TASK – Output the material below unchanged, apart from leaving out the pictures.

MATERIALS PROVIDED –
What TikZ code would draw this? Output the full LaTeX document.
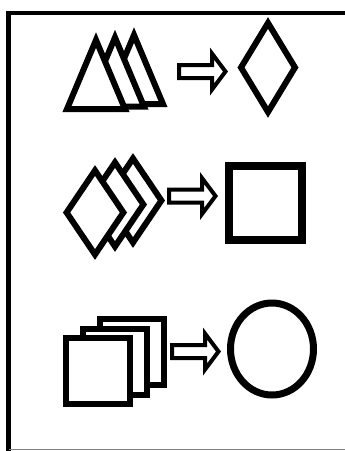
\documentclass[tikz,border=0pt]{standalone}
\begin{document}
\begin{tikzpicture}[x=1pt,y=-1pt,
  outl/.style={draw=black, fill=white, line width=6pt, line join=miter},
  blockarrow/.style={draw=black, fill=white, line width=4pt, line join=miter}]
\useasboundingbox (0,0) rectangle (345,451);
\fill[white] (0,0) rectangle (345,451);
% frame
\draw[line width=4pt] (6,13) -- (345,13);
\draw[line width=5pt] (8.5,11) -- (8.5,451);
\draw[gray, line width=1pt] (8.5,449.5) -- (345,449.5);
% row 1: triangles -> diamond
\foreach \dx/\dy in {38/-5, 19/-2.5, 0/0}
  \draw[outl, shift={(\dx,\dy)}] (96,40) -- (67,109) -- (125,109) -- cycle;
\draw[blockarrow, shift={(179,71.5)}] (0,-6.5) -- (33,-6.5) -- (33,-18) -- (46.5,0) -- (33,18) -- (33,6.5) -- (0,6.5) -- cycle;
\draw[outl] (268,23) -- (295,67.5) -- (268,112) -- (241,67.5) -- cycle;
% row 2: diamonds -> square
\foreach \dx/\dy in {38/-12, 20/-8, 0/0}
  \draw[outl, shift={(\dx,\dy)}] (95,170.5) -- (123.4,212.5) -- (95,254.5) -- (66.6,212.5) -- cycle;
\draw[blockarrow, shift={(169,196)}] (0,-6.5) -- (33,-6.5) -- (33,-18) -- (46.5,0) -- (33,18) -- (33,6.5) -- (0,6.5) -- cycle;
\draw[outl, line width=8pt] (229,166) rectangle (302,240);
% row 3: squares -> circle
\foreach \dx/\dy in {34/-19, 17/-9, 0/0}
  \draw[outl, shift={(\dx,\dy)}] (66,338) rectangle (130,404);
\draw[blockarrow, shift={(172,351.5)}] (0,-6.5) -- (33,-6.5) -- (33,-18) -- (46.5,0) -- (33,18) -- (33,6.5) -- (0,6.5) -- cycle;
\draw[outl, line width=7pt] (272,349) ellipse [x radius=41.5, y radius=46];
\end{tikzpicture}
\end{document}
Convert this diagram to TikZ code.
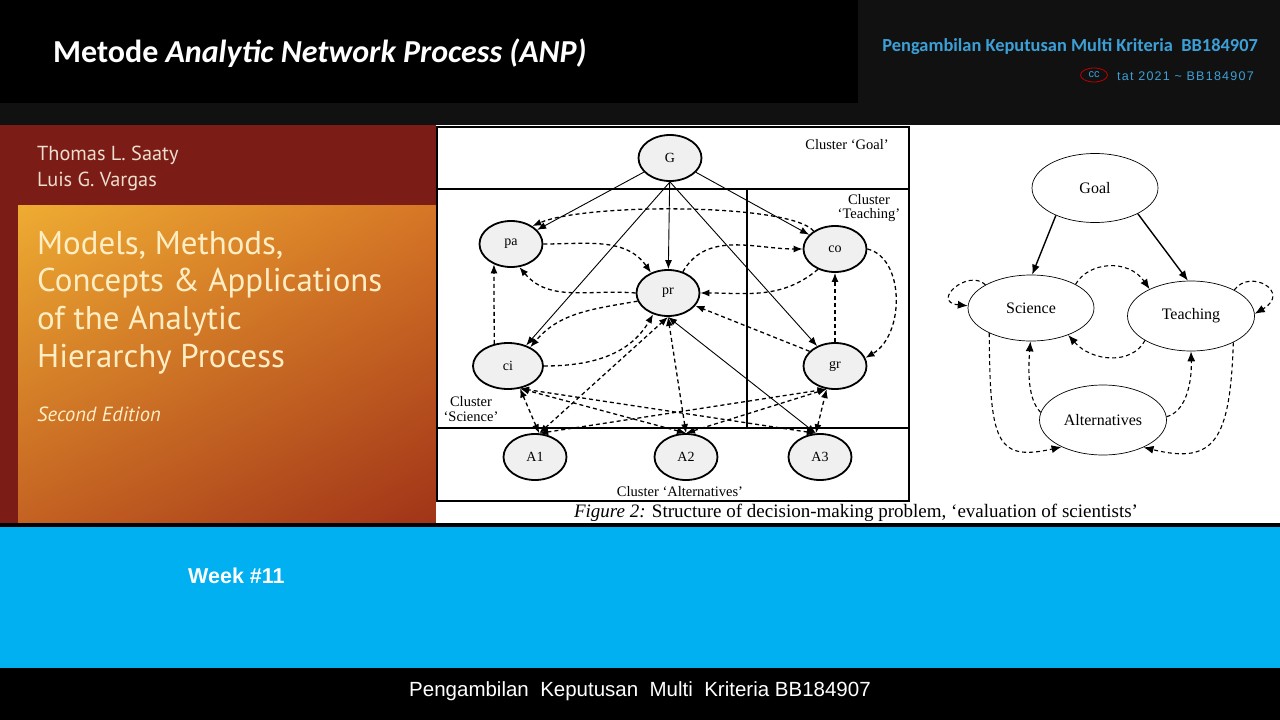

RESPONSE –
What TikZ code would draw this? Output the full LaTeX document.
\documentclass[tikz,border=0pt]{standalone}
\begin{document}
\begin{tikzpicture}[x=1pt,y=-1pt,
  outl/.style={draw=black, fill=white, line width=6pt, line join=miter},
  blockarrow/.style={draw=black, fill=white, line width=4pt, line join=miter}]
\useasboundingbox (0,0) rectangle (345,451);
\fill[white] (0,0) rectangle (345,451);
% frame
\draw[line width=4pt] (6,13) -- (345,13);
\draw[line width=5pt] (8.5,11) -- (8.5,451);
\draw[gray, line width=1pt] (8.5,449.5) -- (345,449.5);
% row 1: triangles -> diamond
\foreach \dx/\dy in {38/-5, 19/-2.5, 0/0}
  \draw[outl, shift={(\dx,\dy)}] (96,40) -- (67,109) -- (125,109) -- cycle;
\draw[blockarrow, shift={(179,71.5)}] (0,-6.5) -- (33,-6.5) -- (33,-18) -- (46.5,0) -- (33,18) -- (33,6.5) -- (0,6.5) -- cycle;
\draw[outl] (268,23) -- (295,67.5) -- (268,112) -- (241,67.5) -- cycle;
% row 2: diamonds -> square
\foreach \dx/\dy in {38/-12, 20/-8, 0/0}
  \draw[outl, shift={(\dx,\dy)}] (95,170.5) -- (123.4,212.5) -- (95,254.5) -- (66.6,212.5) -- cycle;
\draw[blockarrow, shift={(169,196)}] (0,-6.5) -- (33,-6.5) -- (33,-18) -- (46.5,0) -- (33,18) -- (33,6.5) -- (0,6.5) -- cycle;
\draw[outl, line width=8pt] (229,166) rectangle (302,240);
% row 3: squares -> circle
\foreach \dx/\dy in {34/-19, 17/-9, 0/0}
  \draw[outl, shift={(\dx,\dy)}] (66,338) rectangle (130,404);
\draw[blockarrow, shift={(172,351.5)}] (0,-6.5) -- (33,-6.5) -- (33,-18) -- (46.5,0) -- (33,18) -- (33,6.5) -- (0,6.5) -- cycle;
\draw[outl, line width=7pt] (272,349) ellipse [x radius=41.5, y radius=46];
\end{tikzpicture}
\end{document}
Convert this diagram to TikZ code.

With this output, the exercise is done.